In an interview, Kamenetsky said, “Had I written the book in Hebrew, I believe that the [rabbis] in Israel would not have listened to how my book was described to them by several yinglakh [young students] and the ban would not have been issued.”
The new edition, 1,000 copies of which were printed, is being sold exclusively by Tuvia’s, an Orthodox bookstore in Monsey, N.Y. Kamenetsky said he is not distributing the book in Israel because he told Elyashiv he would only sell it in America.
Tuvia Rotenberg, the store’s owner, told the Forward that he’s sold around 30 copies of the revised edition. Rotenberg said he had carried the original version, despite the ban.
Rotenberg said he didn’t “really care to go advertise that” he is selling the revised edition.
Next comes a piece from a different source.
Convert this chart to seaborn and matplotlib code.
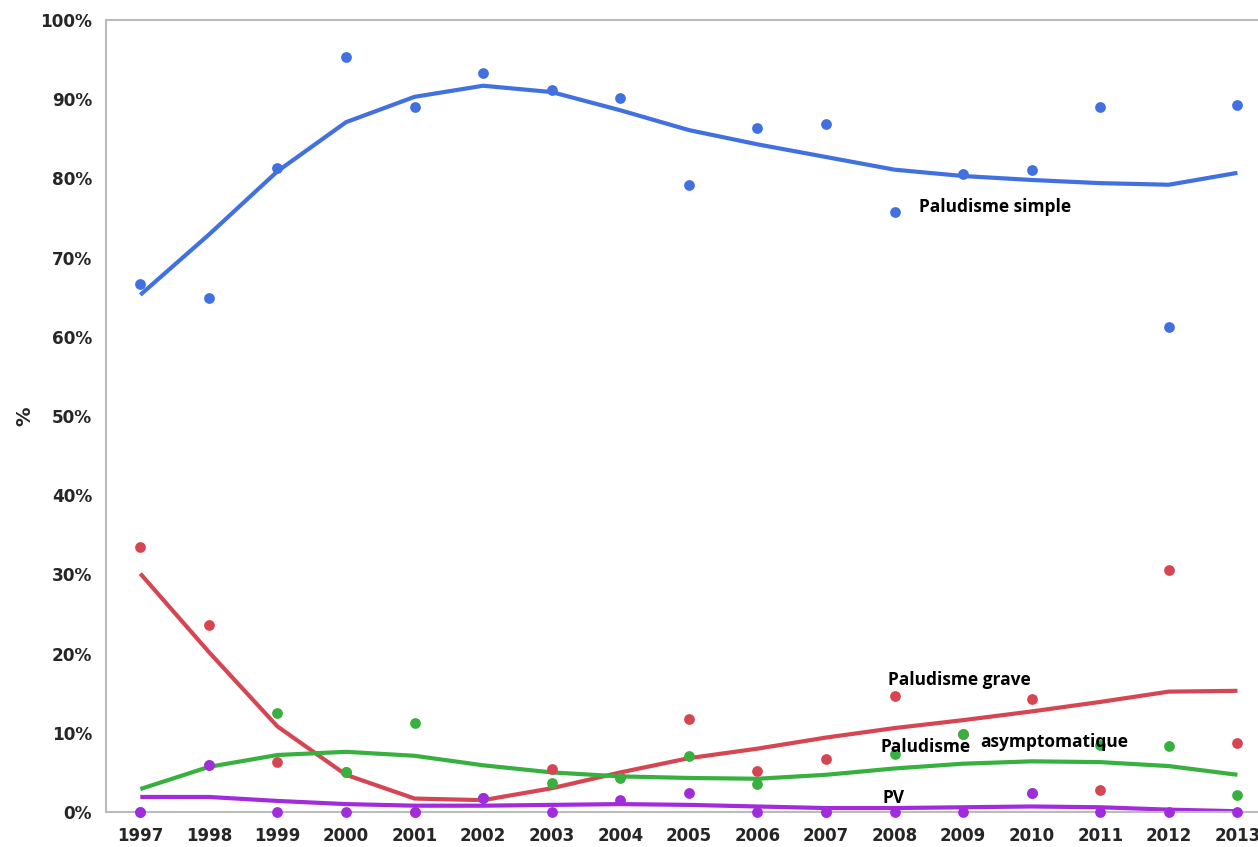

Customers looking for the book often purchase it “under the table,” Rotenberg said.
When asked if the edition was generating controversy, Rotenberg said, “At this point, I think most people are just ignoring it.” He noted, though, that there has been widespread distribution of the book –– on pirated discs.
“I think this time it’s gonna be a lot quieter,” Rotenberg said, adding, “The ban is there, but it’s like, who cares anymore? Those who wanted it got it and those who didn’t want it aren’t buying it anyways.”
Kamenetsky, however, noted that “the fracas regarding the original book did not begin till six weeks after the book appeared.”
“I think,” Kamenetsky said, “we’ll have to wait that long before we know” how the revised edition will be received.